* **Instructions to follow**: Find all lines in the listing that include the word "this", then copy them.
— BEGIN Records for the exercise —
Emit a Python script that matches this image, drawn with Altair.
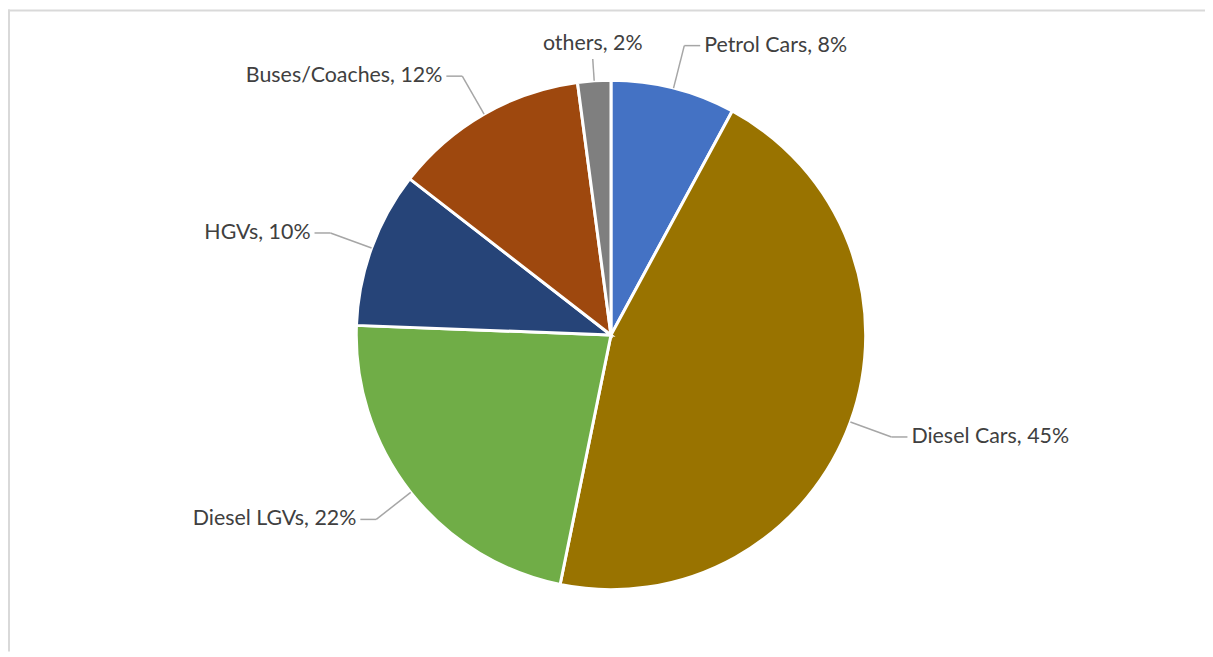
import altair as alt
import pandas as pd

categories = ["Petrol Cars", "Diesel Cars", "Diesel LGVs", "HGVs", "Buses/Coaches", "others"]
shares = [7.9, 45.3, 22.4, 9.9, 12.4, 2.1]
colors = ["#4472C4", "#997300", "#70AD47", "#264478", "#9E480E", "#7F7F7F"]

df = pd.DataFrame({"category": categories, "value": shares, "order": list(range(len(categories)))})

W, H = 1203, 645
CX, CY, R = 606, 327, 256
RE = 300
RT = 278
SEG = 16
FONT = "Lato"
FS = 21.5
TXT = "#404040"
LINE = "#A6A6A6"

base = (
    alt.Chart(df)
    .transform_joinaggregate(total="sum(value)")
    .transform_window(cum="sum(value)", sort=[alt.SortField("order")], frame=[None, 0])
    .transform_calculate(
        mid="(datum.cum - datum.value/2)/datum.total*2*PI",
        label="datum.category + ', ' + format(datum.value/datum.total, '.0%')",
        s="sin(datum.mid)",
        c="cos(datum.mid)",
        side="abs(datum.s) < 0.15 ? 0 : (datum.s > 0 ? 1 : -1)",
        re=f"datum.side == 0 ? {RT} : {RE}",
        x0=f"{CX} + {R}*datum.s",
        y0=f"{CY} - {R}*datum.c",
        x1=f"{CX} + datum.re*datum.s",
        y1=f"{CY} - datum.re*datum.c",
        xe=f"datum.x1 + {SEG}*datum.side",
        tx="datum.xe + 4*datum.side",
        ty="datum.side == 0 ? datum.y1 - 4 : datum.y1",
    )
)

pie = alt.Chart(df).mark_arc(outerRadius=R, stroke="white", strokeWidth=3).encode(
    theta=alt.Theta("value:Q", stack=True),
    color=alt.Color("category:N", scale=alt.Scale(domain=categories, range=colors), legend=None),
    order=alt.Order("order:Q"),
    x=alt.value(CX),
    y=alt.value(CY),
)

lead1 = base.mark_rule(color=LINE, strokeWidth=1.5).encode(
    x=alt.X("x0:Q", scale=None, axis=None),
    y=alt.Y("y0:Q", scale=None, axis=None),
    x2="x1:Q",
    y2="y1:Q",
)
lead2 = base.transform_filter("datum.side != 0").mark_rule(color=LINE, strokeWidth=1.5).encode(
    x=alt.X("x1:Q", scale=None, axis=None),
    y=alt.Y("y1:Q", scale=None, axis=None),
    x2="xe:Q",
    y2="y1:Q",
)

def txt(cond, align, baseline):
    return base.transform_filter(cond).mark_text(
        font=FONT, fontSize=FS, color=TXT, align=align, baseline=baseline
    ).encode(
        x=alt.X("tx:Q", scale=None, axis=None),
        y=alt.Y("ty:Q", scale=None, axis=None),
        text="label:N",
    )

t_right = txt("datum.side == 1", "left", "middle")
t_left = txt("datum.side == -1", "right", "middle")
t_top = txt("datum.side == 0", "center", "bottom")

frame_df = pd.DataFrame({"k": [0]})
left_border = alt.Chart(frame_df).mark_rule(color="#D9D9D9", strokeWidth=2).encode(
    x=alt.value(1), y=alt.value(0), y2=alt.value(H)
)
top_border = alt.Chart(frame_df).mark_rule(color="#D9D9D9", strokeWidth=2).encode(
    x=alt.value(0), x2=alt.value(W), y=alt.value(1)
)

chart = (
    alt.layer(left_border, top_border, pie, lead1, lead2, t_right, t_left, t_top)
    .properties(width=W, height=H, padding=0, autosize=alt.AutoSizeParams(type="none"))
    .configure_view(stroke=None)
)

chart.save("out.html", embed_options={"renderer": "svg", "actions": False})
— END Records for the exercise —
— BEGIN Records for the exercise —
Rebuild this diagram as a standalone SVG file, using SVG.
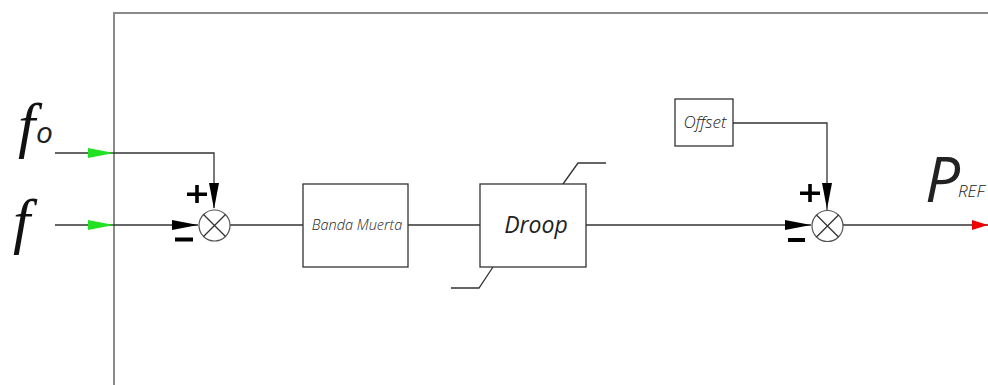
— END Records for the exercise —
* **Worked answer**:
Emit a Python script that matches this image, drawn with Altair.
Rebuild this diagram as a standalone SVG file, using SVG.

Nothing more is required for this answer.